Imprese

Possibile fermare i cantieri per i rincari. Ance: basta pezze, serve norma complessiva

Le stazioni appaltanti possono dichiarare lo stato di necessità per far slittare i termini

di Giorgio Santilli

Un'altra norma parziale, un altro aggiustamento che chiude un buco e ne lascia aperti dieci, un'altra pezza che risolve un problema e ne lascia insoluti altri. Nel decreto legge taglia prezzi approvato venerdì dal governo sono entrati all'articolo 23 due commi per gli appalti pubblici: il primo consente di utilizzare in via di urgenza il 50% del fondo statale per le compensazioni ai rincari di materiali, riparando a norme che per il primo e il secondo semestre del 2021 non hanno funzionato o ci mettono troppo tempo a mettersi in moto; il secondo consente ai responsabili unici del procedimento (Rup) di concedere all'impresa la causa di forza maggiore (non imputabile all'esecutore) per spostare in avanti termini su scadenze e stati di avanzamento dell'opera. Per quanto sia una norma che evita guai peggiori all'impresa e soprattutto sottrae l'appalto a uno stato di pericoloso galleggiamento, l'effetto appare, nella situazione di oggi, paradossale: incapaci di trovare meccanismi di compensazioni e di revisione prezzi efficaci una volta per tutte e soprattutto capaci di dare risposte rapide a una crisi che ha bisogno di risposte rapide, l'unica via di uscita resta sospendere l'opera. Una norma che, se applicata massicciamente, porterà a un cimitero di cantieri da cui si uscirebbe probabilmente solo con una normalizzazione dei prezzi dei materiali.

Addio Pil spinto dagli investimenti pubblici. «È effettivamente - dice Gabriele Buia, presidente dell'Ance - una norma che abbiamo proposto noi per evitare guai ancora peggiori che pagherebbe sempre l'impresa appaltatrice, cui restano accollati i costi dei rincari, in mancanza di compensazioni per le opere in corso e di norme di revisione prezzi adeguate per le nuove opere.
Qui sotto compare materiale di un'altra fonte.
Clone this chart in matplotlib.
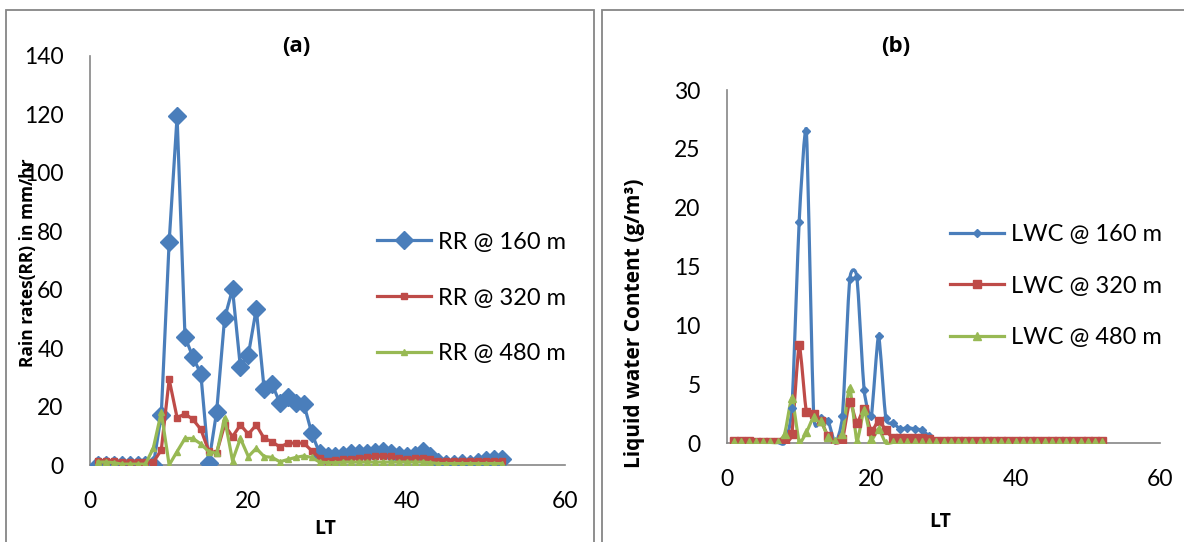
import numpy as np
import matplotlib
matplotlib.use("Agg")
import matplotlib.pyplot as plt
from matplotlib.path import Path
from matplotlib.patches import PathPatch, Rectangle
from matplotlib.lines import Line2D

plt.rcParams['font.family'] = ['Lato', 'DejaVu Sans']
BOLD_FAMILY = ['Open Sans', 'DejaVu Sans']

# Local time (hours) shared by every series
lt = list(range(1, 53))

# Rain rate (mm/hr) at three heights
rr_160 = [0, 0, 0, 0, 0, 0, 0, 0,
          17, 76.5, 119.3, 43.9, 36.9, 31.2, 0.7, 18.3, 50.2, 60.2, 33.4, 37.7,
          53.4, 25.9, 27.7, 21.1, 23.4, 21.1, 21, 11,
          4, 3, 3, 3.5, 4, 4, 4.2, 4.5, 4.8, 4, 3.5, 3, 3.5, 4.8, 3,
          1, 0.5, 0.5, 0.8, 0.5, 1, 1.8, 2.2, 2.2]
rr_320 = [1.5, 1.5, 1.5, 1, 1, 1, 1, 1,
          5.1, 29.3, 16.2, 17.5, 15.6, 12.2, 4.8, 4.2, 13.7, 9.7, 13.7, 10.6,
          13.7, 9.1, 8, 6.1, 7.5, 7.5, 7.5, 4.9,
          2.5, 1.5, 1.8, 2, 2.2, 2.5, 2.8, 3, 3.2, 3, 2.5, 2, 2.5, 2.5, 2,
          1.5, 1.5, 1.5, 1.5, 1.5, 1.5, 1.5, 1.5, 1.5]
rr_480 = [1, 1, 0.8, 0.3, 0.3, 0.3, 0.3, 5.8,
          18, 0, 4.6, 9.1, 9.1, 7.2, 4.6, 4, 16, 1.5, 9.1, 2.9,
          5.7, 2.9, 2.6, 1.1, 1.9, 2.6, 3.1, 2.6,
          1, 0.8, 0.8, 1, 1, 1, 1, 1, 1, 1, 1, 1, 1, 1, 0.8,
          0.5, 0.5, 0.5, 0.5, 0.5, 0.5, 0.5, 0.5, 0.5]

# Liquid water content (g/m^3) at three heights
lwc_160 = [0.1, 0.1, 0.1, 0.1, 0.05, 0.05, 0.05, 0,
           3, 18.8, 26.5, 2.5, 2.1, 1.9, 0, 2.3, 13.9, 14.1, 4.5, 2.3,
           9.1, 2.1, 1.7, 1.2, 1.3, 1.2, 1.1, 0.6,
           0.2, 0.2, 0.2, 0.2, 0.2, 0.2, 0.2, 0.2, 0.2, 0.2, 0.2, 0.2,
           0.15, 0.15, 0.15, 0.15, 0.15, 0.15, 0.15, 0.15, 0.15, 0.15, 0.15, 0.15]
lwc_320 = [0.15, 0.15, 0.15, 0.1, 0.1, 0.1, 0.1, 0.1,
           0.8, 8.3, 2.6, 2.5, 1.9, 0.6, 0, 0.3, 3.5, 1.7, 2.9, 1.0,
           1.9, 1.1, 0.4, 0.4, 0.4, 0.4, 0.4, 0.3,
           0.2, 0.2, 0.2, 0.2, 0.2, 0.2, 0.2, 0.2, 0.2, 0.2, 0.2, 0.2,
           0.2, 0.2, 0.2, 0.2, 0.2, 0.2, 0.2, 0.2, 0.2, 0.2, 0.2, 0.2]
lwc_480 = [0.1, 0.1, 0.05, 0.05, 0.05, 0.05, 0.05, 0.8,
           3.8, 0.1, 0.9, 2.2, 1.9, 0.5, 0.2, 0.8, 4.7, 0.2, 2.8, 0.3,
           1.2, 0, 0.05, 0.05, 0.05, 0.05, 0.05, 0.05,
           0.05, 0.05, 0.05, 0.05, 0.05, 0.05, 0.05, 0.05, 0.05, 0.05, 0.05, 0.05,
           0.05, 0.05, 0.05, 0.05, 0.05, 0.05, 0.05, 0.05, 0.05, 0.05, 0.05, 0.05]

rr_labels = ['RR @ 160 m', 'RR @ 320 m', 'RR @ 480 m']
lwc_labels = ['LWC @ 160 m', 'LWC @ 320 m', 'LWC @ 480 m']

BLUE, RED, GREEN = '#4A7EBB', '#BE4B48', '#98B954'
AXIS_GRAY = '#868686'
TICK_FS = 16.5
LEG_FS = 17


def smooth_path(x, y, k=0.09):
    """Cubic Bezier path through the points (spline-style smoothing)."""
    p = np.column_stack([x, y]).astype(float)
    n = len(p)
    verts = [p[0]]
    codes = [Path.MOVETO]
    for i in range(n - 1):
        p0 = p[i - 1] if i > 0 else p[i]
        p1, p2 = p[i], p[i + 1]
        p3 = p[i + 2] if i + 2 < n else p[i + 1]
        c1 = p1 + (p2 - p0) * k
        c2 = p2 - (p3 - p1) * k
        verts += [c1, c2, p2]
        codes += [Path.CURVE4] * 3
    return Path(verts, codes)


def style_axes(ax, ymax, ystep):
    ax.set_xlim(0, 60)
    ax.set_ylim(0, ymax)
    ax.set_xticks(range(0, 61, 20))
    ax.set_yticks(np.arange(0, ymax + 0.1, ystep))
    for side in ('top', 'right'):
        ax.spines[side].set_visible(False)
    for side in ('left', 'bottom'):
        ax.spines[side].set_color(AXIS_GRAY)
        ax.spines[side].set_linewidth(1.2)
    ax.tick_params(length=0, labelsize=TICK_FS, pad=19)
    ax.patch.set_alpha(0)


fig = plt.figure(figsize=(11.84, 5.42), dpi=100)

# Panel frames
fig.patches.append(Rectangle((6 / 1184, -0.1), (594 - 6) / 1184, 1.1 - 10 / 542,
                             transform=fig.transFigure, fill=False,
                             edgecolor=AXIS_GRAY, linewidth=1.3, zorder=0))
fig.patches.append(Rectangle((602 / 1184, -0.1), 0.5, 1.1 - 10 / 542,
                             transform=fig.transFigure, fill=False,
                             edgecolor=AXIS_GRAY, linewidth=1.3, zorder=0))

# ---- (a) rain rate ----
ax1 = fig.add_axes([90 / 1184, 1 - 465 / 542, 475 / 1184, 409 / 542])
style_axes(ax1, 140, 20)
ax1.plot(lt, rr_160, color=BLUE, lw=2.3, marker='D', ms=9.5, zorder=3)
ax1.plot(lt, rr_320, color=RED, lw=2.3, marker='s', ms=5, zorder=4)
ax1.plot(lt, rr_480, color=GREEN, lw=2.3, marker='^', ms=5, zorder=5)
ax1.set_ylabel('Rain rates(RR) in mm/hr', fontsize=12.5, fontweight='bold',
               family=BOLD_FAMILY)
ax1.yaxis.set_label_coords(-0.112, 0.494)
ax1.set_xlabel('LT', fontsize=14, fontweight='bold', family=BOLD_FAMILY)
ax1.xaxis.set_label_coords(0.495, -0.132)
h1 = [Line2D([], [], color=BLUE, lw=2.3, marker='D', ms=9.5),
      Line2D([], [], color=RED, lw=2.3, marker='s', ms=5),
      Line2D([], [], color=GREEN, lw=2.3, marker='^', ms=5)]
fig.legend(h1, rr_labels, loc='center left', bbox_to_anchor=(377 / 1184, 1 - 298 / 542),
           frameon=False, fontsize=LEG_FS, handlelength=2.3, handletextpad=0.3,
           labelspacing=1.48, borderpad=0, borderaxespad=0)
fig.text(296 / 1184, 1 - 46 / 542, '(a)', ha='center', va='center',
         fontsize=16, fontweight='bold', family=BOLD_FAMILY)

# ---- (b) liquid water content ----
ax2 = fig.add_axes([727 / 1184, 1 - 443 / 542, 433 / 1184, 353 / 542])
style_axes(ax2, 30, 5)
for vals, col, mk, ms in ((lwc_160, BLUE, 'D', 4),
                          (lwc_320, RED, 's', 6),
                          (lwc_480, GREEN, '^', 5.5)):
    ax2.add_patch(PathPatch(smooth_path(lt, vals), fill=False, edgecolor=col,
                            lw=2.3, zorder=3, clip_on=False))
    ax2.plot(lt, vals, linestyle='none', color=col, marker=mk, ms=ms, zorder=4)
ax2.set_ylabel('Liquid water Content (g/m³)', fontsize=15, fontweight='bold',
               family=BOLD_FAMILY)
ax2.yaxis.set_label_coords(-0.19, 0.34)
ax2.set_xlabel('LT', fontsize=14, fontweight='bold', family=BOLD_FAMILY)
ax2.xaxis.set_label_coords(0.492, -0.195)
h2 = [Line2D([], [], color=BLUE, lw=2.3, marker='D', ms=4),
      Line2D([], [], color=RED, lw=2.3, marker='s', ms=6),
      Line2D([], [], color=GREEN, lw=2.3, marker='^', ms=5.5)]
fig.legend(h2, lwc_labels, loc='center left', bbox_to_anchor=(950 / 1184, 1 - 286 / 542),
           frameon=False, fontsize=LEG_FS, handlelength=2.3, handletextpad=0.3,
           labelspacing=1.3, borderpad=0, borderaxespad=0)
fig.text(896 / 1184, 1 - 46 / 542, '(b)', ha='center', va='center',
         fontsize=16, fontweight='bold', family=BOLD_FAMILY)

fig.savefig('out.png', dpi=100)
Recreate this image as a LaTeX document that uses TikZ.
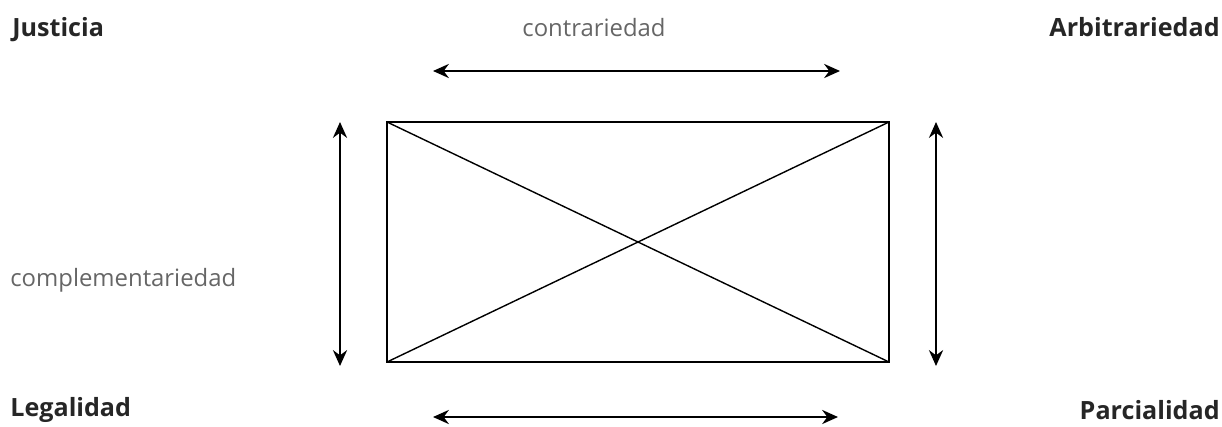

Siamo però - aggiunge Buia - di fronte all'ennesima norma parziale perché anche con questa soluzione della causa di forza maggiore le imprese saranno caricate delle spese generali, mentre per la manodopera al momento non è prevista una Cig che abbia come causale il rincaro dei prezzi». Per l'Ance la soluzione resta invece quella di «un tavolo da aprire subito con Mef e Mims per rimettere mano all'intero quadro normativo e definire una norma semplice, efficace e immediatamente applicabile che sollevi l'impresa dai maggiori costi che si sono registrati. Solo in questo momento possiamo evitare di bloccare le opere in corso e di far saltare definitivamente le opere del Pnrr. Ormai non c'è più tempo».

L'intera categoria è ormai mobilitata, come dimostra anche l'assemblera straordinaria tenuta ieri da Assimpredil a Milano. «Il balzo dei prezzi fuori controllo delle materie prime, prodotti e manufatti dell'edilizia cresciuti di oltre il 30% negli ultimi 10 mesi sta bloccando quasi il 20% del Pil italiano che è legato all'edilizia», ha detto la presidente Regina De Albertis. «Così - ha sottolineato - si fermano la salvaguardia del territorio, la messa in sicurezza di scuole e ospedali, la rigenerazione urbana, la riqualificazione energetica e sismica, la riqualificazione delle città e dei quartieri degradati, la casa sociale, mettendo in forse gli interventi del Pnrr e l'attrattività del territorio agli investimenti immobiliari. Dobbiamo trovare un punto di equilibrio».